#### [EXERCISE GOAL]
Please retype the records below exactly, from the first line through the line containing "quarters = np.arange(0, 11)", and leave out any pictures.

[Begin]

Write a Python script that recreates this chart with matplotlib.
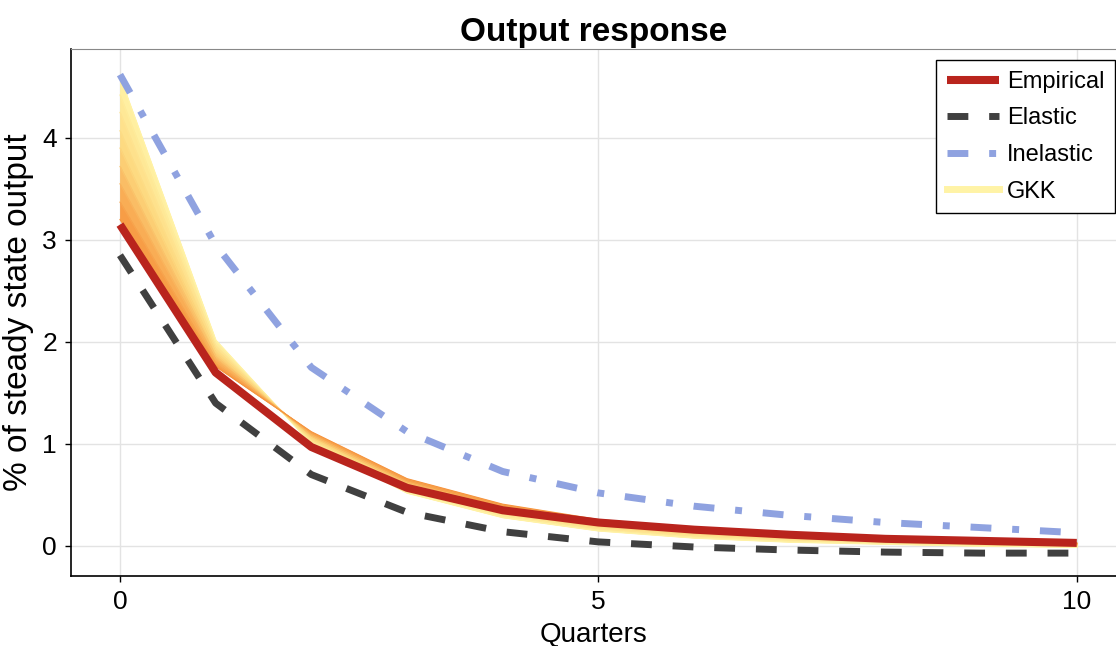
import numpy as np
import matplotlib.pyplot as plt
from matplotlib.colors import LinearSegmentedColormap

plt.rcParams['font.family'] = ['Liberation Sans', 'DejaVu Sans']

quarters = np.arange(0, 11)

empirical = [3.15, 1.70, 0.97, 0.57, 0.35, 0.23, 0.16, 0.11, 0.07, 0.05, 0.03]
elastic = [2.85, 1.40, 0.70, 0.33, 0.14, 0.04, -0.01, -0.04, -0.06, -0.07, -0.07]
inelastic = [4.62, 2.95, 1.75, 1.12, 0.73, 0.52, 0.39, 0.30, 0.23, 0.18, 0.13]

# GKK fan, lightest (top at t=0) to darkest
gkk = [
    [4.60, 2.02, 1.00, 0.52, 0.28, 0.15, 0.08, 0.04, 0.02, 0.00, -0.01],
    [4.42, 1.99, 1.02, 0.54, 0.30, 0.16, 0.09, 0.05, 0.03, 0.01, 0.00],
    [4.25, 1.96, 1.03, 0.56, 0.31, 0.17, 0.10, 0.06, 0.03, 0.01, 0.00],
    [4.07, 1.93, 1.05, 0.58, 0.33, 0.19, 0.12, 0.07, 0.04, 0.02, 0.01],
    [3.90, 1.90, 1.06, 0.59, 0.34, 0.20, 0.13, 0.08, 0.05, 0.03, 0.01],
    [3.72, 1.86, 1.08, 0.61, 0.36, 0.22, 0.14, 0.09, 0.06, 0.03, 0.02],
    [3.55, 1.83, 1.09, 0.63, 0.37, 0.23, 0.15, 0.10, 0.06, 0.04, 0.02],
    [3.37, 1.79, 1.11, 0.64, 0.39, 0.25, 0.16, 0.11, 0.07, 0.04, 0.03],
    [3.20, 1.76, 1.12, 0.66, 0.41, 0.26, 0.18, 0.12, 0.08, 0.05, 0.03],
]

fan_cmap = LinearSegmentedColormap.from_list("fan", ["#fff3a6", "#fdd67c", "#f6953f"])

fig = plt.figure(figsize=(11.16, 6.46), dpi=100)
ax = fig.add_axes([0.0636, 0.1084, 0.9364, 0.8156])

ax.grid(True, color="#e3e3e3", lw=1)
ax.set_axisbelow(True)

# GKK fan: fill between neighbouring series, then thin lines on the edges
n = len(gkk)
for i in range(n - 1):
    c = fan_cmap((i + 0.5) / (n - 1))
    ax.fill_between(quarters, gkk[i], gkk[i + 1], color=c, lw=0.6,
                    edgecolor=c, zorder=2)
for i in range(n):
    c = fan_cmap(i / (n - 1))
    ax.plot(quarters, gkk[i], color=c, lw=0.8, zorder=2,
            label="GKK" if i == 0 else None)

ax.plot(quarters, empirical, color="#b9241d", lw=5.8, zorder=4,
        solid_capstyle="butt", label="Empirical")
ax.plot(quarters, elastic, color="#404040", lw=5, zorder=3,
        dashes=(3, 3), label="Elastic")
ax.plot(quarters, inelastic, color="#8fa2e0", lw=5, zorder=3,
        dashes=(3, 3, 1, 3), label="Inelastic")

ax.set_xlim(-0.512, 10.41)
ax.set_ylim(-0.294, 4.87)
ax.set_xticks([0, 5, 10])
ax.set_yticks([0, 1, 2, 3, 4])
ax.tick_params(labelsize=19, length=4, width=1, direction="out", pad=6)

ax.spines["right"].set_visible(False)
ax.spines["top"].set_color("#888888")
ax.spines["left"].set_linewidth(1.2)
ax.spines["bottom"].set_linewidth(1.2)

ax.set_title("Output response", fontsize=24, fontweight="bold", pad=6)
ax.set_xlabel("Quarters", fontsize=20, labelpad=6)
ax.set_ylabel("% of steady state output", fontsize=24, labelpad=6)

# legend in the order Empirical, Elastic, Inelastic, GKK
h, l = ax.get_legend_handles_labels()
order = [l.index(k) for k in ["Empirical", "Elastic", "Inelastic", "GKK"]]
leg = ax.legend([h[i] for i in order], [l[i] for i in order],
                loc="upper right", bbox_to_anchor=(0.999, 0.979),
                borderaxespad=0, fontsize=17, fancybox=False,
                edgecolor="black", framealpha=1, handlelength=2.2,
                labelspacing=0.62, handletextpad=0.35, borderpad=0.45)
leg.get_frame().set_linewidth(1)
leg.get_lines()[3].set_linewidth(5)

fig.savefig("out.png", dpi=100)
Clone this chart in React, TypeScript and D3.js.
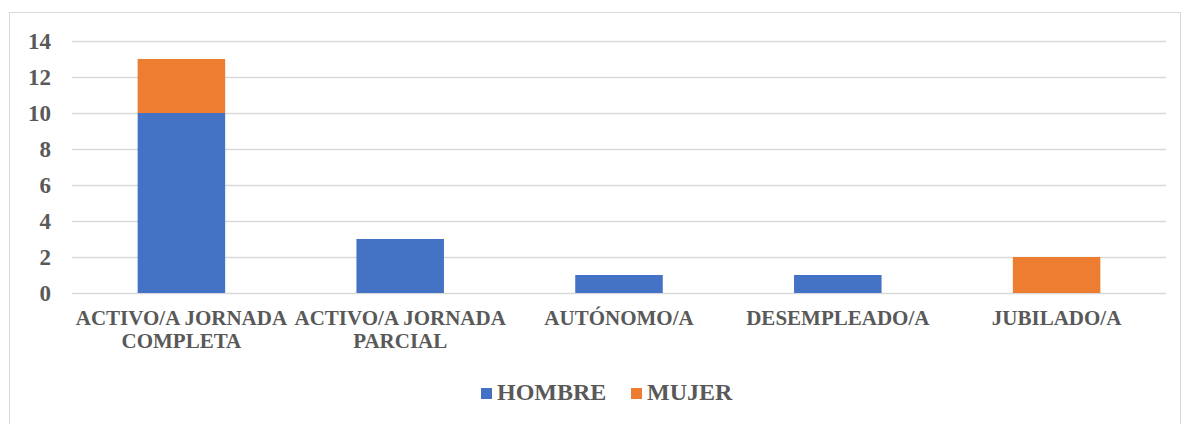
import React from "react";
import * as d3 from "d3";

const categories: string[][] = [
  ["ACTIVO/A JORNADA", "COMPLETA"],
  ["ACTIVO/A JORNADA", "PARCIAL"],
  ["AUTÓNOMO/A"],
  ["DESEMPLEADO/A"],
  ["JUBILADO/A"],
];
const hombre = [10, 3, 1, 1, 0];
const mujer = [3, 0, 0, 0, 2];
const yTicks = [0, 2, 4, 6, 8, 10, 12, 14];
const seriesNames = ["HOMBRE", "MUJER"];
const colors = ["#4472C4", "#ED7D31"];

export default function App() {
  const W = 1182, H = 424;
  const left = 72, right = 1166, top = 41, bottom = 293;
  const keys = categories.map((_, i) => String(i));
  const x = d3.scaleBand().domain(keys).range([left, right]).paddingInner(0.6).paddingOuter(0.3);
  const y = d3.scaleLinear().domain([0, 14]).range([bottom, top]);
  const rows = categories.map((_, i) => ({ hombre: hombre[i], mujer: mujer[i] }));
  const stacked = d3.stack<any>().keys(["hombre", "mujer"])(rows);
  const font = "'Liberation Serif', 'Times New Roman', serif";
  const textColor = "#595959";
  return (
    <div style={{ position: "absolute", left: 0, top: 0 }}>
      <svg width={W} height={H} style={{ display: "block" }}>
        <rect x={0} y={0} width={W} height={H} fill="#fff" />
        <rect x={9.5} y={12.5} width={1171} height={430} fill="none" stroke="#d9d9d9" strokeWidth={1} />
        {yTicks.map((t) => (
          <g key={t}>
            <line x1={left} x2={right} y1={Math.round(y(t)) + 0.5} y2={Math.round(y(t)) + 0.5} stroke="#d9d9d9" strokeWidth={1.5} />
            <text x={51} y={y(t)} dy="0.34em" textAnchor="end" fontFamily={font} fontWeight="bold" fontSize={23} fill={textColor}>
              {t}
            </text>
          </g>
        ))}
        {stacked.map((s, si) =>
          s.map((d, i) =>
            d[1] - d[0] > 0 ? (
              <rect
                key={si + "-" + i}
                x={x(keys[i])!}
                y={y(d[1])}
                width={x.bandwidth()}
                height={y(d[0]) - y(d[1])}
                fill={colors[si]}
              />
            ) : null
          )
        )}
        {categories.map((lines, i) => (
          <text key={i} x={x(keys[i])! + x.bandwidth() / 2} y={325} textAnchor="middle" fontFamily={font} fontWeight="bold" fontSize={21} fill={textColor}>
            {lines.map((l, li) => (
              <tspan key={li} x={x(keys[i])! + x.bandwidth() / 2} dy={li === 0 ? 0 : 23}>
                {l}
              </tspan>
            ))}
          </text>
        ))}
        <g>
          <rect x={481} y={388} width={11} height={11} fill={colors[0]} />
          <text x={497} y={400} fontFamily={font} fontWeight="bold" fontSize={24} fill={textColor}>{seriesNames[0]}</text>
          <rect x={631} y={388} width={11} height={11} fill={colors[1]} />
          <text x={647} y={400} fontFamily={font} fontWeight="bold" fontSize={24} fill={textColor}>{seriesNames[1]}</text>
        </g>
      </svg>
    </div>
  );
}
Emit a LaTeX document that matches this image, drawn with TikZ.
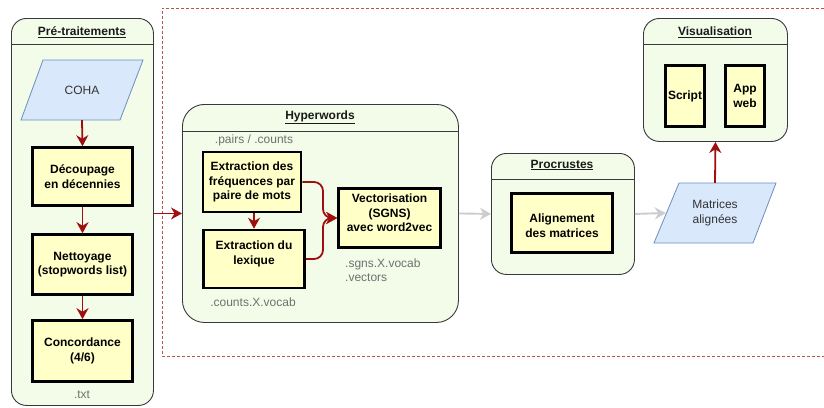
\documentclass[tikz,border=0pt]{standalone}
\usepackage{fontspec}
\setmainfont{Liberation Sans}
\usetikzlibrary{arrows.meta}
\definecolor{lanefill}{HTML}{F3FCE9}
\definecolor{lanedraw}{HTML}{36393D}
\definecolor{procfill}{HTML}{FFFFC8}
\definecolor{iofill}{HTML}{DAE8FC}
\definecolor{iodraw}{HTML}{6C8EBF}
\definecolor{arrred}{HTML}{A00F0F}
\definecolor{arrgray}{HTML}{CCCCCC}
\definecolor{dashc}{HTML}{B85450}
\definecolor{notec}{HTML}{707070}
\definecolor{titlec}{HTML}{1A1A1A}
\definecolor{iotextc}{HTML}{333333}
\begin{document}
\begin{tikzpicture}[x=1pt,y=-1pt,
  lane/.style={draw=lanedraw, fill=lanefill, line width=0.9pt, inner sep=0, anchor=north west},
  hdr/.style={draw=lanedraw, line width=0.9pt},
  proc/.style={draw=black, fill=procfill, line width=2.6pt, inner sep=0, align=center, text=black, font=\bfseries\fontsize{12}{14.5}\selectfont},
  proctext/.style={inner sep=0, align=center, text=black, font=\bfseries\fontsize{12}{14.5}\selectfont},
  io/.style={draw=iodraw, fill=iofill, line width=0.8pt},
  iotext/.style={inner sep=0, align=center, text=iotextc, font=\fontsize{12}{15}\selectfont},
  ttl/.style={inner sep=0, text=titlec, font=\bfseries\fontsize{12}{14}\selectfont},
  note/.style={inner sep=0, text=notec, font=\fontsize{12}{14}\selectfont},
  redarr/.style={draw=arrred, line width=1.8pt, -{Stealth[length=11pt,width=12pt,inset=3.5pt]}},
  grayarr/.style={draw=arrgray, line width=1.9pt, -{Stealth[length=11pt,width=12pt,inset=3.5pt]}},
]
\useasboundingbox (0,0) rectangle (824,407);

% dashed frame
\draw[dashc, line width=0.8pt, dash pattern=on 3pt off 2pt] (824,8) -- (162,8) -- (162,356) -- (824,356);

% ---------- Pre-traitements ----------
\node[lane, rounded corners=15pt, minimum width=142, minimum height=387] (pre) at (11,18) {};
\draw[hdr] (11,44) -- (153,44);
\node[ttl] (pret) at (82,32) {\underline{Pré-traitements}};
\draw[io] (43,60) -- (143,60) -- (120,120) -- (21,120) -- cycle;
\node[iotext, minimum width=100, minimum height=60] (coha) at (82,90) {COHA};
\node[proc, minimum width=100, minimum height=58] (dec) at (82.5,176.5) {Découpage\\en décennies};
\node[proc, minimum width=100, minimum height=60] (net) at (82.5,264.5) {Nettoyage\\(stopwords list)};
\node[proc, minimum width=100, minimum height=61] (conc) at (82.5,351) {Concordance\\(4/6)};
\node[note] (txt) at (82,395) {.txt};
\draw[redarr] (coha.south) -- (dec.north);
\draw[redarr] (dec.south) -- (net.north);
\draw[redarr] (net.south) -- (conc.north);

% ---------- Hyperwords ----------
\node[lane, rounded corners=22pt, minimum width=276, minimum height=218] (hyp) at (182,104) {};
\draw[hdr] (182,131) -- (458,131);
\node[ttl] (hypt) at (320,117) {\underline{Hyperwords}};
\node[note] (pc) at (254,140) {.pairs / .counts};
\node[proc, minimum width=98, minimum height=60] (freq) at (252,182) {Extraction des\\fréquences par\\paire de mots};
\node[proc, minimum width=101, minimum height=58] (lex) at (254,259) {};
\node[proctext] (lext) at (254,254) {Extraction du\\lexique};
\node[proc, minimum width=102, minimum height=59] (vec) at (389.5,218) {};
\node[proctext] (vect) at (389.5,213) {Vectorisation\\(SGNS)\\avec word2vec};
\node[note] (cv) at (253,302) {.counts.X.vocab};
\node[note, anchor=west, align=left] (sv) at (345,270) {.sgns.X.vocab\\.vectors};
\coordinate (mrg) at (323,218);
\draw[redarr] (lex.north |- freq.south) -- (lex.north);
\draw[redarr, rounded corners=9pt] (freq.east) -| (mrg) -- (vec.west);
\draw[redarr, rounded corners=9pt] (lex.east) -| (mrg) -- (vec.west);

% ---------- Procrustes ----------
\node[lane, rounded corners=15pt, minimum width=143, minimum height=121] (pro) at (491,153) {};
\draw[hdr] (491,179) -- (634,179);
\node[ttl] (prot) at (562,165) {\underline{Procrustes}};
\node[proc, minimum width=101, minimum height=59] (ali) at (562,223) {};
\node[proctext] (alit) at (562,225.5) {Alignement\\des matrices};

% ---------- Matrices alignees ----------
\draw[io] (679,183) -- (776,183) -- (753,243) -- (654,243) -- cycle;
\node[iotext, minimum width=98, minimum height=60] (mat) at (715,213) {Matrices\\alignées};

% ---------- Visualisation ----------
\node[lane, rounded corners=16pt, minimum width=144, minimum height=123] (vis) at (643,18) {};
\draw[hdr] (643,44) -- (787,44);
\node[ttl] (vist) at (715,32) {\underline{Visualisation}};
\node[proc, minimum width=39.5, minimum height=61.5] (scr) at (685,96) {Script};
\node[proc, minimum width=39.5, minimum height=61.5] (app) at (745,96) {App\\web};

% ---------- connectors between lanes ----------
\draw[redarr] (pre.east |- hyp.west) -- (hyp.west);
\draw[grayarr] (hyp.east) -- (pro.west);
\draw[grayarr] (pro.east) -- (mat.west);
\draw[redarr] (mat.north) -- (vis.south);
\end{tikzpicture}
\end{document}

[End]

#### [EXERCISE SOLUTION]
Write a Python script that recreates this chart with matplotlib.
import numpy as np
import matplotlib.pyplot as plt
from matplotlib.colors import LinearSegmentedColormap

plt.rcParams['font.family'] = ['Liberation Sans', 'DejaVu Sans']

quarters = np.arange(0, 11)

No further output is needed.